**What you will do:** Extract every entry word for word. Skip the pictures.

** Begin Data extract **

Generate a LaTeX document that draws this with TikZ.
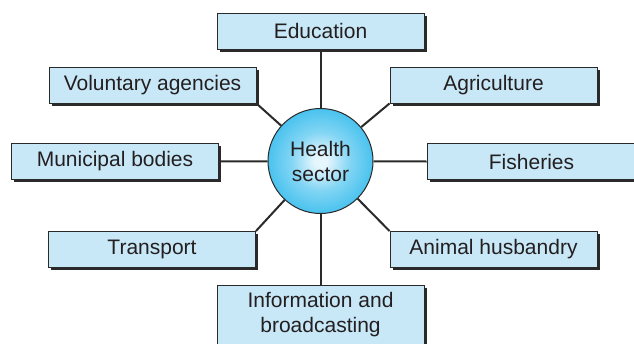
\documentclass[tikz,border=0pt]{standalone}
\usepackage{fontspec}
\setmainfont{Liberation Sans}
\usetikzlibrary{shadows}
\definecolor{boxfill}{HTML}{C8E8F8}
\definecolor{hcin}{HTML}{E6F6FD}
\definecolor{hcout}{HTML}{30BAEC}
\definecolor{txt}{HTML}{231F20}
\definecolor{edge}{HTML}{2A2A2A}
\pgfdeclareradialshading{hshade}{\pgfpoint{0bp}{0bp}}{color(0bp)=(hcin); color(3bp)=(hcin); color(14bp)=(hcout!55!hcin); color(30bp)=(hcout); color(50bp)=(hcout)}
\tikzset{
  sector/.style={draw=edge, line width=0.9pt, fill=boxfill, text=txt,
    minimum width=207pt, minimum height=36pt, inner sep=0pt, align=center,
    font=\fontsize{21}{25}\selectfont,
    drop shadow={shadow xshift=2.5pt, shadow yshift=-2.5pt, fill=edge, opacity=1}},
  hub/.style={circle, draw=edge, line width=1pt, shading=hshade, text=txt,
    minimum size=105pt, inner sep=0pt, align=center,
    font=\fontsize{21}{25}\selectfont},
  conn/.style={draw=edge, line width=2pt}
}
\begin{document}
\begin{tikzpicture}[x=1pt,y=-1pt]
\useasboundingbox (0,0) rectangle (634,343);
\node[hub] (hc) at (320.5,161) {Health\\sector};
\node[sector] (edu) at (320.5,31) {Education};
\node[sector] (vol) at (152.5,85) {Voluntary agencies};
\node[sector] (agr) at (493.5,85) {Agriculture};
\node[sector] (mun) at (115,161.5) {Municipal bodies};
\node[sector, minimum width=209pt] (fis) at (531.5,161.5) {Fisheries};
\node[sector] (tra) at (152,249.5) {Transport};
\node[sector] (ani) at (493.5,249.5) {Animal husbandry};
\node[sector, minimum height=60pt] (inf) at (320.5,315) {Information and\\broadcasting};
\draw[conn] (edu.south) -- (hc);
\draw[conn] (vol.south east) -- (hc);
\draw[conn] (agr.south west) -- (hc);
\draw[conn] (mun.east) -- (hc);
\draw[conn] (fis.west) -- (hc);
\draw[conn] (tra.north east) -- (hc);
\draw[conn] (ani.north west) -- (hc);
\draw[conn] (inf.north) -- (hc);
\end{tikzpicture}
\end{document}
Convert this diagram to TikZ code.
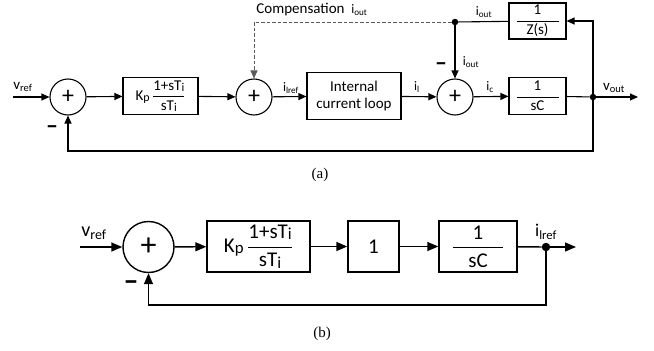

** End Data extract **

**Answer to this exercise:**
Generate a LaTeX document that draws this with TikZ.
\documentclass[tikz,border=0pt]{standalone}
\usepackage{fontspec}
\setmainfont{Liberation Sans}
\usetikzlibrary{shadows}
\definecolor{boxfill}{HTML}{C8E8F8}
\definecolor{hcin}{HTML}{E6F6FD}
\definecolor{hcout}{HTML}{30BAEC}
\definecolor{txt}{HTML}{231F20}
\definecolor{edge}{HTML}{2A2A2A}
\pgfdeclareradialshading{hshade}{\pgfpoint{0bp}{0bp}}{color(0bp)=(hcin); color(3bp)=(hcin); color(14bp)=(hcout!55!hcin); color(30bp)=(hcout); color(50bp)=(hcout)}
\tikzset{
  sector/.style={draw=edge, line width=0.9pt, fill=boxfill, text=txt,
    minimum width=207pt, minimum height=36pt, inner sep=0pt, align=center,
    font=\fontsize{21}{25}\selectfont,
    drop shadow={shadow xshift=2.5pt, shadow yshift=-2.5pt, fill=edge, opacity=1}},
  hub/.style={circle, draw=edge, line width=1pt, shading=hshade, text=txt,
    minimum size=105pt, inner sep=0pt, align=center,
    font=\fontsize{21}{25}\selectfont},
  conn/.style={draw=edge, line width=2pt}
}
\begin{document}
\begin{tikzpicture}[x=1pt,y=-1pt]
\useasboundingbox (0,0) rectangle (634,343);
\node[hub] (hc) at (320.5,161) {Health\\sector};
\node[sector] (edu) at (320.5,31) {Education};
\node[sector] (vol) at (152.5,85) {Voluntary agencies};
\node[sector] (agr) at (493.5,85) {Agriculture};
\node[sector] (mun) at (115,161.5) {Municipal bodies};
\node[sector, minimum width=209pt] (fis) at (531.5,161.5) {Fisheries};
\node[sector] (tra) at (152,249.5) {Transport};
\node[sector] (ani) at (493.5,249.5) {Animal husbandry};
\node[sector, minimum height=60pt] (inf) at (320.5,315) {Information and\\broadcasting};
\draw[conn] (edu.south) -- (hc);
\draw[conn] (vol.south east) -- (hc);
\draw[conn] (agr.south west) -- (hc);
\draw[conn] (mun.east) -- (hc);
\draw[conn] (fis.west) -- (hc);
\draw[conn] (tra.north east) -- (hc);
\draw[conn] (ani.north west) -- (hc);
\draw[conn] (inf.north) -- (hc);
\end{tikzpicture}
\end{document}
Convert this diagram to TikZ code.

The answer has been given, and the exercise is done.